Potential losses to U.S. investors in Texas financier Allen Stanford's alleged Ponzi scheme are far more widespread than initially feared, according to a new analysis obtained by CNBC.
The analysis by Dallas attorney Ralph Janvey, the court-appointed receiver who is trying to recover funds for the alleged victims, says balances in U.S. accounts totaled more than $2.66 billion at the time Stanford's offshore bank was shut down by authorities in February.
Earlier estimates suggested U.S. investors lost around $1.5 billion.
A spokeswoman for Janvey confirmed the new figures, but noted, "The exact amount of losses and claims by U.S. investors has yet to be fully calculated."
The analysis says the losses occurred in more than 7,000 accounts in 46 states, the District of Columbia, Puerto Rico and the U.S. Virgin Islands.
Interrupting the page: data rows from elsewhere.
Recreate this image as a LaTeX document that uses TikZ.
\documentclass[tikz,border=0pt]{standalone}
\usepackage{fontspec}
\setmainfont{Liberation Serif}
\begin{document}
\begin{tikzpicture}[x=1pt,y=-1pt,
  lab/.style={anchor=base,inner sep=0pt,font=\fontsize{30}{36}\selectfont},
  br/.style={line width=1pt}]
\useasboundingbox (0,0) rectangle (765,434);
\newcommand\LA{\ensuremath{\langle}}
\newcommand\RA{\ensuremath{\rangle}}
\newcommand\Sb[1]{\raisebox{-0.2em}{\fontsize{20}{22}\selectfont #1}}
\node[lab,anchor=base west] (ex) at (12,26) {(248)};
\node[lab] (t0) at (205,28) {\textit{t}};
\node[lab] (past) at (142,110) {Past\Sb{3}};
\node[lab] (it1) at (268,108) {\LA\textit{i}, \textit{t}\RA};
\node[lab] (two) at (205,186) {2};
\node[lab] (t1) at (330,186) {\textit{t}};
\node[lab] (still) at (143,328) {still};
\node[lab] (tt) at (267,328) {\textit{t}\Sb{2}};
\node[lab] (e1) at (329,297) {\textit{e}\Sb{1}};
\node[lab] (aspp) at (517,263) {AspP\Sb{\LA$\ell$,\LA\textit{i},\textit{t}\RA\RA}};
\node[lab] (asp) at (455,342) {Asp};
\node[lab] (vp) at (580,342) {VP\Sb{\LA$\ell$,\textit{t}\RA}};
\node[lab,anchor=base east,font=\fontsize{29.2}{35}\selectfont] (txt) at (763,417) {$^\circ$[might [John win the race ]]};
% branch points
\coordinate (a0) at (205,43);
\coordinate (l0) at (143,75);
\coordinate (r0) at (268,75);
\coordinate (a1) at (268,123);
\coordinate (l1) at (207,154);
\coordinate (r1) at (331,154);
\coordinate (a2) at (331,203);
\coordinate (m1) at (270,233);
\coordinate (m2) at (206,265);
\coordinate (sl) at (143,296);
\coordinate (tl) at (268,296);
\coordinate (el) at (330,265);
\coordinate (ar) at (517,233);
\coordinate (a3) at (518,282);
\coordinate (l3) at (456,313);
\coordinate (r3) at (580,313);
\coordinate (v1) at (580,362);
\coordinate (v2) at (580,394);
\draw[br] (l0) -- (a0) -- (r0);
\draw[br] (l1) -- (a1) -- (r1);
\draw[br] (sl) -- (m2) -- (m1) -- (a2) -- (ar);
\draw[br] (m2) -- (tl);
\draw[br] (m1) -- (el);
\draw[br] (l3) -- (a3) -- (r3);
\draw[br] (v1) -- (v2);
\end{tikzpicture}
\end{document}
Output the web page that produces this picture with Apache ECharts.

The largest concentration of accounts was in Florida, with more than 2,400 accounts totaling $857 million.
Louisiana follows with 1,810 accounts purportedly worth $561 million, followed by Texas with 1,290 accounts valued at nearly $583 million.
The new figures further complicate the question of whether some investors who managed to withdraw their funds prior to the firm's collapse should be required to return the money so it can be distributed among all the victims.
Janvey has said the proposed "clawbacks" are essential to his goal of getting investors 20 cents on the dollar.
On Monday, a three-judge panel of the Fifth Circuit Court of Appeals will hear arguments on whether Janvey should be allowed to pursue clawback claims against hundreds of Stanford investors and financial advisors.
The Securities and Exchange Commission has argued against the clawbacks, saying they target innocent victims.